[WHAT THE TASK ASKS]:
Retype all material exactly. Pictures stay out of the copy.

[SOURCE DATA]:
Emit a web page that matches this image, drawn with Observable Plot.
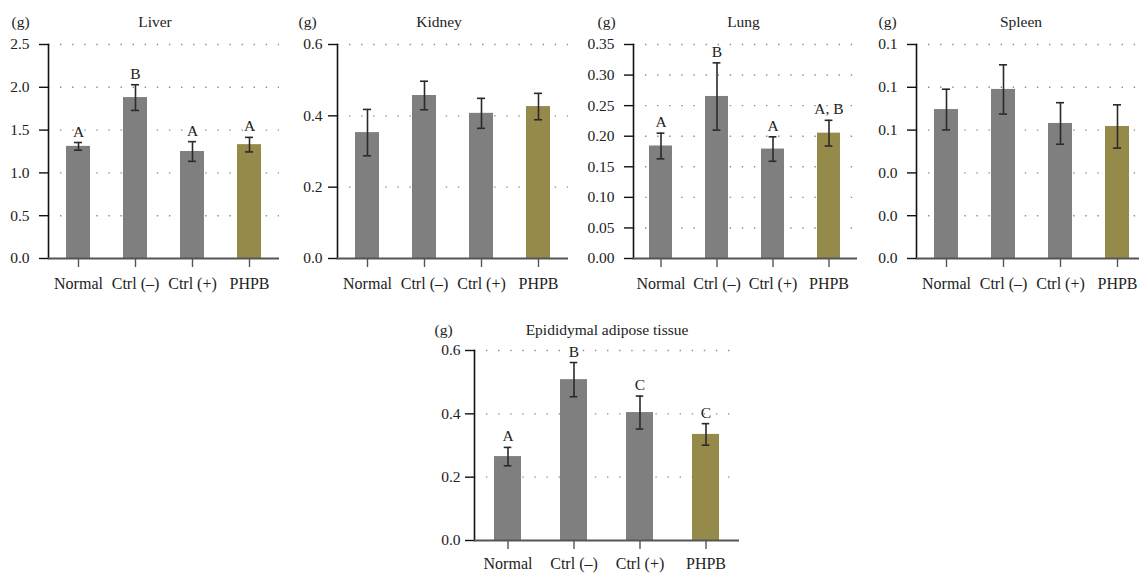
<!DOCTYPE html>
<html><head><meta charset="utf-8">
<script src="https://cdn.jsdelivr.net/npm/d3@7"></script>
<script src="https://cdn.jsdelivr.net/npm/@observablehq/plot@0.6"></script>
<style>
body{margin:0;background:#fff;overflow:hidden}
#wrap{position:relative;width:1139px;height:574px;overflow:hidden}
.p{position:absolute}
.p svg{max-width:none !important}
</style>
</head><body><div id="wrap"></div>
<script>
// ---- data ----
const groups = ["Normal", "Ctrl (–)", "Ctrl (+)", "PHPB"];

const liverMean = [1.31, 1.88, 1.25, 1.33];
const liverErr = [0.045, 0.15, 0.115, 0.085];
const liverLetters = ["A", "B", "A", "A"];
const liverTicks = [0, 0.5, 1.0, 1.5, 2.0, 2.5];
const liverTickLabels = ["0.0", "0.5", "1.0", "1.5", "2.0", "2.5"];

const kidneyMean = [0.353, 0.457, 0.407, 0.426];
const kidneyErr = [0.065, 0.04, 0.042, 0.037];
const kidneyLetters = ["", "", "", ""];
const kidneyTicks = [0, 0.2, 0.4, 0.6];
const kidneyTickLabels = ["0.0", "0.2", "0.4", "0.6"];

const lungMean = [0.184, 0.265, 0.179, 0.205];
const lungErr = [0.021, 0.055, 0.02, 0.021];
const lungLetters = ["A", "B", "A", "A, B"];
const lungTicks = [0, 0.05, 0.10, 0.15, 0.20, 0.25, 0.30, 0.35];
const lungTickLabels = ["0.00", "0.05", "0.10", "0.15", "0.20", "0.25", "0.30", "0.35"];

const spleenMean = [0.0696, 0.079, 0.0631, 0.0617];
const spleenErr = [0.0095, 0.0115, 0.0097, 0.0101];
const spleenLetters = ["", "", "", ""];
const spleenTicks = [0, 0.02, 0.04, 0.06, 0.08, 0.10];
const spleenTickLabels = ["0.0", "0.0", "0.0", "0.1", "0.1", "0.1"];

const epiMean = [0.265, 0.508, 0.404, 0.335];
const epiErr = [0.029, 0.054, 0.052, 0.034];
const epiLetters = ["A", "B", "C", "C"];
const epiTicks = [0, 0.2, 0.4, 0.6];
const epiTickLabels = ["0.0", "0.2", "0.4", "0.6"];

const unitLabel = "(g)";

// ---- style / layout ----
const GRAY = "#7f7f7f", OLIVE = "#968a4b";
const FONT = "'Liberation Serif', 'Times New Roman', serif";
const PAD = 0.586;

const panels = [
  {title: "Liver", mean: liverMean, err: liverErr, letters: liverLetters, ticks: liverTicks, labels: liverTickLabels,
   left: 0, top: 0, width: 285, height: 300, ml: 48, mr: 6, mt: 44, mb: 42, tickPad: 10, xPad: 10, titleDx: -9, gDx: -28, gDy: -22},
  {title: "Kidney", mean: kidneyMean, err: kidneyErr, letters: kidneyLetters, ticks: kidneyTicks, labels: kidneyTickLabels,
   left: 285, top: 0, width: 285, height: 300, ml: 52, mr: 2, mt: 44, mb: 42, tickPad: 6, xPad: 10, titleDx: -14, gDx: -30, gDy: -22},
  {title: "Lung", mean: lungMean, err: lungErr, letters: lungLetters, ticks: lungTicks, labels: lungTickLabels,
   left: 570, top: 0, width: 290, height: 300, ml: 63, mr: 3, mt: 44, mb: 42, tickPad: 10, xPad: 10, titleDx: -2, gDx: -27, gDy: -22},
  {title: "Spleen", mean: spleenMean, err: spleenErr, letters: spleenLetters, ticks: spleenTicks, labels: spleenTickLabels,
   left: 855, top: 0, width: 292, height: 300, ml: 61, mr: 0, mt: 44, mb: 42, tickPad: 10, xPad: 10, titleDx: -11, gDx: -29, gDy: -22},
  {title: "Epididymal adipose tissue", mean: epiMean, err: epiErr, letters: epiLetters, ticks: epiTicks, labels: epiTickLabels,
   left: 420, top: 310, width: 330, height: 264, ml: 54, mr: 11, mt: 40, mb: 34, tickPad: 5, xPad: 8, titleDx: 0, gDx: -31, gDy: -20}
];

const wrap = document.getElementById("wrap");

for (const c of panels) {
  const data = groups.map((g, i) => ({
    g, m: c.mean[i], lo: c.mean[i] - c.err[i], hi: c.mean[i] + c.err[i], letter: c.letters[i]
  }));
  const plotW = c.width - c.ml - c.mr;
  const step = plotW / groups.length;
  const bw = step * (1 - PAD);
  const capInset = Math.max(0, (bw - 8) / 2);
  const top = c.ticks[c.ticks.length - 1];

  const chart = Plot.plot({
    width: c.width, height: c.height,
    marginLeft: c.ml, marginRight: c.mr, marginTop: c.mt, marginBottom: c.mb,
    style: {fontFamily: FONT, fontSize: "15px", color: "#222", background: "transparent", overflow: "visible", maxWidth: "none"},
    x: {type: "band", domain: groups, paddingInner: PAD, paddingOuter: PAD / 2, axis: null},
    y: {domain: [0, top], axis: null},
    color: {type: "ordinal", domain: groups, range: [GRAY, GRAY, GRAY, OLIVE]},
    marks: [
      Plot.ruleY(c.ticks.filter(t => t > 0), {stroke: "#8c8c8c", strokeWidth: 1.4,
        strokeDasharray: "1.4,10.7", strokeDashoffset: -12}),
      Plot.barY(data, {x: "g", y: "m", fill: "g"}),
      Plot.ruleX(data, {x: "g", y1: "lo", y2: "hi", stroke: "#2a2a2a", strokeWidth: 1.6}),
      Plot.tickY(data, {x: "g", y: "lo", stroke: "#2a2a2a", strokeWidth: 1.6, insetLeft: capInset, insetRight: capInset}),
      Plot.tickY(data, {x: "g", y: "hi", stroke: "#2a2a2a", strokeWidth: 1.6, insetLeft: capInset, insetRight: capInset}),
      Plot.text(data, {x: "g", y: "hi", text: "letter", dy: -6, lineAnchor: "bottom", fill: "#222", fontSize: 15.5}),
      Plot.axisY(c.ticks, {tickSize: 9, tickPadding: c.tickPad, stroke: "#111", strokeWidth: 1.4, fill: "#222",
        tickFormat: d => c.labels[c.ticks.indexOf(d)], label: null, fontSize: 15.5}),
      Plot.frame({anchor: "left", stroke: "#111", strokeWidth: 1.6}),
      Plot.axisX({tickSize: 9, tickPadding: c.xPad, stroke: "#555", strokeWidth: 1.4, fill: "#222", label: null, fontSize: 16}),
      Plot.ruleY([0], {stroke: "#555", strokeWidth: 2}),
      Plot.text([unitLabel], {frameAnchor: "top-left", text: d => d, dx: c.gDx, dy: c.gDy,
        textAnchor: "middle", lineAnchor: "middle", fill: "#222", fontSize: 15.5}),
      Plot.text([c.title], {frameAnchor: "top", text: d => d, dx: c.titleDx, dy: c.gDy,
        textAnchor: "middle", lineAnchor: "middle", fill: "#222", fontSize: 15.5})
    ]
  });
  const div = document.createElement("div");
  div.className = "p";
  div.style.left = c.left + "px";
  div.style.top = c.top + "px";
  div.style.width = c.width + "px";
  div.appendChild(chart);
  wrap.appendChild(div);
}
</script>
</body></html>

[WRITTEN SOLUTION]:
Emit a web page that matches this image, drawn with Observable Plot.
<!DOCTYPE html>
<html><head><meta charset="utf-8">
<script src="https://cdn.jsdelivr.net/npm/d3@7"></script>
<script src="https://cdn.jsdelivr.net/npm/@observablehq/plot@0.6"></script>
<style>
body{margin:0;background:#fff;overflow:hidden}
#wrap{position:relative;width:1139px;height:574px;overflow:hidden}
.p{position:absolute}
.p svg{max-width:none !important}
</style>
</head><body><div id="wrap"></div>
<script>
// ---- data ----
const groups = ["Normal", "Ctrl (–)", "Ctrl (+)", "PHPB"];

const liverMean = [1.31, 1.88, 1.25, 1.33];
const liverErr = [0.045, 0.15, 0.115, 0.085];
const liverLetters = ["A", "B", "A", "A"];
const liverTicks = [0, 0.5, 1.0, 1.5, 2.0, 2.5];
const liverTickLabels = ["0.0", "0.5", "1.0", "1.5", "2.0", "2.5"];

const kidneyMean = [0.353, 0.457, 0.407, 0.426];
const kidneyErr = [0.065, 0.04, 0.042, 0.037];
const kidneyLetters = ["", "", "", ""];
const kidneyTicks = [0, 0.2, 0.4, 0.6];
const kidneyTickLabels = ["0.0", "0.2", "0.4", "0.6"];

const lungMean = [0.184, 0.265, 0.179, 0.205];
const lungErr = [0.021, 0.055, 0.02, 0.021];
const lungLetters = ["A", "B", "A", "A, B"];
const lungTicks = [0, 0.05, 0.10, 0.15, 0.20, 0.25, 0.30, 0.35];
const lungTickLabels = ["0.00", "0.05", "0.10", "0.15", "0.20", "0.25", "0.30", "0.35"];

const spleenMean = [0.0696, 0.079, 0.0631, 0.0617];
const spleenErr = [0.0095, 0.0115, 0.0097, 0.0101];
const spleenLetters = ["", "", "", ""];
const spleenTicks = [0, 0.02, 0.04, 0.06, 0.08, 0.10];
const spleenTickLabels = ["0.0", "0.0", "0.0", "0.1", "0.1", "0.1"];

const epiMean = [0.265, 0.508, 0.404, 0.335];
const epiErr = [0.029, 0.054, 0.052, 0.034];
const epiLetters = ["A", "B", "C", "C"];
const epiTicks = [0, 0.2, 0.4, 0.6];
const epiTickLabels = ["0.0", "0.2", "0.4", "0.6"];

const unitLabel = "(g)";

// ---- style / layout ----
const GRAY = "#7f7f7f", OLIVE = "#968a4b";
const FONT = "'Liberation Serif', 'Times New Roman', serif";
const PAD = 0.586;

const panels = [
  {title: "Liver", mean: liverMean, err: liverErr, letters: liverLetters, ticks: liverTicks, labels: liverTickLabels,
   left: 0, top: 0, width: 285, height: 300, ml: 48, mr: 6, mt: 44, mb: 42, tickPad: 10, xPad: 10, titleDx: -9, gDx: -28, gDy: -22},
  {title: "Kidney", mean: kidneyMean, err: kidneyErr, letters: kidneyLetters, ticks: kidneyTicks, labels: kidneyTickLabels,
   left: 285, top: 0, width: 285, height: 300, ml: 52, mr: 2, mt: 44, mb: 42, tickPad: 6, xPad: 10, titleDx: -14, gDx: -30, gDy: -22},
  {title: "Lung", mean: lungMean, err: lungErr, letters: lungLetters, ticks: lungTicks, labels: lungTickLabels,
   left: 570, top: 0, width: 290, height: 300, ml: 63, mr: 3, mt: 44, mb: 42, tickPad: 10, xPad: 10, titleDx: -2, gDx: -27, gDy: -22},
  {title: "Spleen", mean: spleenMean, err: spleenErr, letters: spleenLetters, ticks: spleenTicks, labels: spleenTickLabels,
   left: 855, top: 0, width: 292, height: 300, ml: 61, mr: 0, mt: 44, mb: 42, tickPad: 10, xPad: 10, titleDx: -11, gDx: -29, gDy: -22},
  {title: "Epididymal adipose tissue", mean: epiMean, err: epiErr, letters: epiLetters, ticks: epiTicks, labels: epiTickLabels,
   left: 420, top: 310, width: 330, height: 264, ml: 54, mr: 11, mt: 40, mb: 34, tickPad: 5, xPad: 8, titleDx: 0, gDx: -31, gDy: -20}
];

const wrap = document.getElementById("wrap");

for (const c of panels) {
  const data = groups.map((g, i) => ({
    g, m: c.mean[i], lo: c.mean[i] - c.err[i], hi: c.mean[i] + c.err[i], letter: c.letters[i]
  }));
  const plotW = c.width - c.ml - c.mr;
  const step = plotW / groups.length;
  const bw = step * (1 - PAD);
  const capInset = Math.max(0, (bw - 8) / 2);
  const top = c.ticks[c.ticks.length - 1];

  const chart = Plot.plot({
    width: c.width, height: c.height,
    marginLeft: c.ml, marginRight: c.mr, marginTop: c.mt, marginBottom: c.mb,
    style: {fontFamily: FONT, fontSize: "15px", color: "#222", background: "transparent", overflow: "visible", maxWidth: "none"},
    x: {type: "band", domain: groups, paddingInner: PAD, paddingOuter: PAD / 2, axis: null},
    y: {domain: [0, top], axis: null},
    color: {type: "ordinal", domain: groups, range: [GRAY, GRAY, GRAY, OLIVE]},
    marks: [
      Plot.ruleY(c.ticks.filter(t => t > 0), {stroke: "#8c8c8c", strokeWidth: 1.4,
        strokeDasharray: "1.4,10.7", strokeDashoffset: -12}),
      Plot.barY(data, {x: "g", y: "m", fill: "g"}),
      Plot.ruleX(data, {x: "g", y1: "lo", y2: "hi", stroke: "#2a2a2a", strokeWidth: 1.6}),
      Plot.tickY(data, {x: "g", y: "lo", stroke: "#2a2a2a", strokeWidth: 1.6, insetLeft: capInset, insetRight: capInset}),
      Plot.tickY(data, {x: "g", y: "hi", stroke: "#2a2a2a", strokeWidth: 1.6, insetLeft: capInset, insetRight: capInset}),
      Plot.text(data, {x: "g", y: "hi", text: "letter", dy: -6, lineAnchor: "bottom", fill: "#222", fontSize: 15.5}),
      Plot.axisY(c.ticks, {tickSize: 9, tickPadding: c.tickPad, stroke: "#111", strokeWidth: 1.4, fill: "#222",
        tickFormat: d => c.labels[c.ticks.indexOf(d)], label: null, fontSize: 15.5}),
      Plot.frame({anchor: "left", stroke: "#111", strokeWidth: 1.6}),
      Plot.axisX({tickSize: 9, tickPadding: c.xPad, stroke: "#555", strokeWidth: 1.4, fill: "#222", label: null, fontSize: 16}),
      Plot.ruleY([0], {stroke: "#555", strokeWidth: 2}),
      Plot.text([unitLabel], {frameAnchor: "top-left", text: d => d, dx: c.gDx, dy: c.gDy,
        textAnchor: "middle", lineAnchor: "middle", fill: "#222", fontSize: 15.5}),
      Plot.text([c.title], {frameAnchor: "top", text: d => d, dx: c.titleDx, dy: c.gDy,
        textAnchor: "middle", lineAnchor: "middle", fill: "#222", fontSize: 15.5})
    ]
  });
  const div = document.createElement("div");
  div.className = "p";
  div.style.left = c.left + "px";
  div.style.top = c.top + "px";
  div.style.width = c.width + "px";
  div.appendChild(chart);
  wrap.appendChild(div);
}
</script>
</body></html>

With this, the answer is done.